During the festive season, especially as Diwali 2023 approaches, the tradition of exchanging gifts is in full swing in India. These gifts, whether from employers to employees, sellers to customers, or friends to friends, come with potential tax implications. It’s important to be aware of the following key rules regarding gift taxation:
1.Gifts from Relatives: Gifts received from relatives, as defined by the Income Tax Act, are generally tax-exempt. These relatives include spouses, siblings, in-laws, and lineal descendants.
2.Gifts from Friends: Gifts from friends are considered “income from other sources” and become taxable when their value exceeds Rs 50,000 in a year. Gifts below this threshold are not subject to tax.
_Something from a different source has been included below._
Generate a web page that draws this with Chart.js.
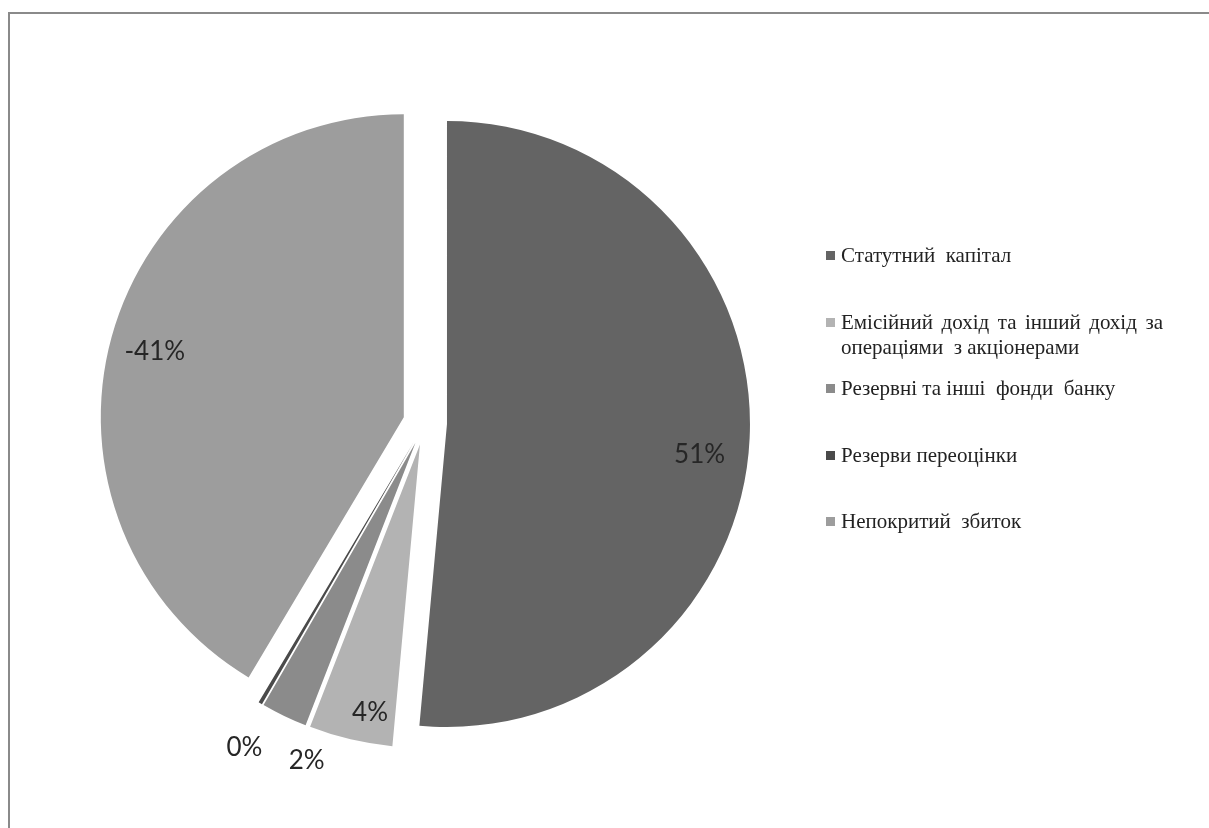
<!DOCTYPE html>
<html>
<head>
<meta charset="utf-8">
<script src="https://cdn.jsdelivr.net/npm/chart.js@4.4.0/dist/chart.umd.min.js"></script>
<style>
  body { margin: 0; background: #fff; }
  #wrap { position: absolute; left: 0; top: 0; width: 1209px; height: 828px; }
  #frame {
    position: absolute; left: 8px; top: 12px; right: 0; bottom: 0;
    border-top: 2px solid #8a8a8a; border-left: 2px solid #8a8a8a;
  }
  #legend { position: absolute; left: 0; top: 0; font-family: "Liberation Serif", serif; font-size: 21px; color: #222; }
  .item { position: absolute; left: 826px; line-height: 25px; white-space: pre; }
  .box { position: absolute; left: 0; top: 8px; width: 9px; height: 9px; }
  .txt { position: absolute; left: 15px; top: 0; }
  .just { width: 322px; text-align: justify; text-align-last: justify; white-space: normal; }
</style>
</head>
<body>
<div id="wrap">
  <div id="frame"></div>
  <canvas id="pieChart"></canvas>
  <div id="legend"></div>
</div>
<script>
// Chart data
const labels = [
  'Статутний капітал',
  'Емісійний дохід та інший дохід за операціями з акціонерами',
  'Резервні та інші фонди банку',
  'Резерви переоцінки',
  'Непокритий збиток',
];
// legend text split into lines, as in the original
const legendLines = [
  ['Статутний  капітал'],
  ['Емісійний  дохід  та інший  дохід  за', 'операціями  з акціонерами'],
  ['Резервні та інші  фонди  банку'],
  ['Резерви переоцінки'],
  ['Непокритий  збиток'],
];
const values = [51.4, 4.45, 2.45, 0.2, -41.4];
const colors = ['#646464', '#b3b3b3', '#8b8b8b', '#4a4a4a', '#9d9d9d'];

// how far each slice is pulled out, and where its label sits
const explodeDist = 22;
const labelRadius = [0.84, 0.9, 1.11, 1.153, 0.85]; // fraction of radius
const labelTurn = [4.4, -2.7, -6.8, -1.45, -0.65]; // degrees from slice middle

const sumAbs = values.reduce((s, v) => s + Math.abs(v), 0);

// Draw exploded slices (same radius for every slice)
const explodePlugin = {
  id: 'explode',
  beforeDatasetDraw(chart, args) {
    const ctx = chart.ctx;
    args.meta.data.forEach((arc) => {
      const mid = (arc.startAngle + arc.endAngle) / 2;
      ctx.save();
      ctx.translate(Math.cos(mid) * explodeDist, Math.sin(mid) * explodeDist);
      arc.draw(ctx);
      ctx.restore();
    });
    return false;
  },
  afterDraw(chart) {
    const ctx = chart.ctx;
    const arcs = chart.getDatasetMeta(0).data;
    ctx.save();
    ctx.font = '26px Lato, sans-serif';
    ctx.fillStyle = '#262626';
    ctx.textAlign = 'center';
    ctx.textBaseline = 'middle';
    arcs.forEach((arc, i) => {
      const mid = (arc.startAngle + arc.endAngle) / 2;
      const cx = arc.x + Math.cos(mid) * explodeDist;
      const cy = arc.y + Math.sin(mid) * explodeDist;
      const a = mid + (labelTurn[i] * Math.PI) / 180;
      const r = arc.outerRadius * labelRadius[i];
      const pct = Math.round((values[i] / sumAbs) * 100);
      ctx.fillText(pct + '%', cx + Math.cos(a) * r, cy + Math.sin(a) * r);
    });
    ctx.restore();
  },
};

const ctx = document.getElementById('pieChart').getContext('2d');
new Chart(ctx, {
  type: 'pie',
  data: {
    labels: labels,
    datasets: [
      {
        data: values.map((v) => Math.abs(v)),
        backgroundColor: colors,
        borderWidth: 0,
      },
    ],
  },
  options: {
    responsive: true,
    maintainAspectRatio: false,
    animation: false,
    radius: 303,
    layout: { padding: { left: 0, right: 359, top: 18, bottom: 0 } },
    plugins: {
      legend: { display: false },
      tooltip: { enabled: false },
    },
  },
  plugins: [explodePlugin],
});

// Legend on the right
const legend = document.getElementById('legend');
legendLines.forEach((lines, i) => {
  const item = document.createElement('div');
  item.className = 'item';
  item.style.top = 243 + i * 66.5 + 'px';
  const box = document.createElement('div');
  box.className = 'box';
  box.style.background = colors[i];
  item.appendChild(box);
  const txt = document.createElement('div');
  txt.className = 'txt';
  lines.forEach((line, j) => {
    const ln = document.createElement('div');
    ln.textContent = line;
    if (lines.length > 1 && j < lines.length - 1) ln.className = 'just';
    txt.appendChild(ln);
  });
  item.appendChild(txt);
  legend.appendChild(item);
});
</script>
</body>
</html>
3.Marriage Gifts: Gifts received on the occasion of marriage are not subject to taxation.
4.Employer Gifts: Gifts from employers are taxable if their total value surpasses Rs 5,000 in a year. Gifts below this limit are non-taxable, while those above are considered “perquisites” and are taxed accordingly.
5.Taxable Gift Considerations: If a gift, whether movable or immovable property, is received for inadequate consideration, the difference between its consideration and the stamp duty value can be considered a taxable gift. However, this is exempt up to a value of Rs 50,000.
6.Immovable Property Gifts: Immovable property received without consideration by an individual or Hindu Undivided Family (HUF) is subject to tax if the property is a capital asset, as defined by the Income Tax Act, and the stamp duty value exceeds Rs 50,000.
It’s essential to understand these rules to navigate the taxation of gifts effectively.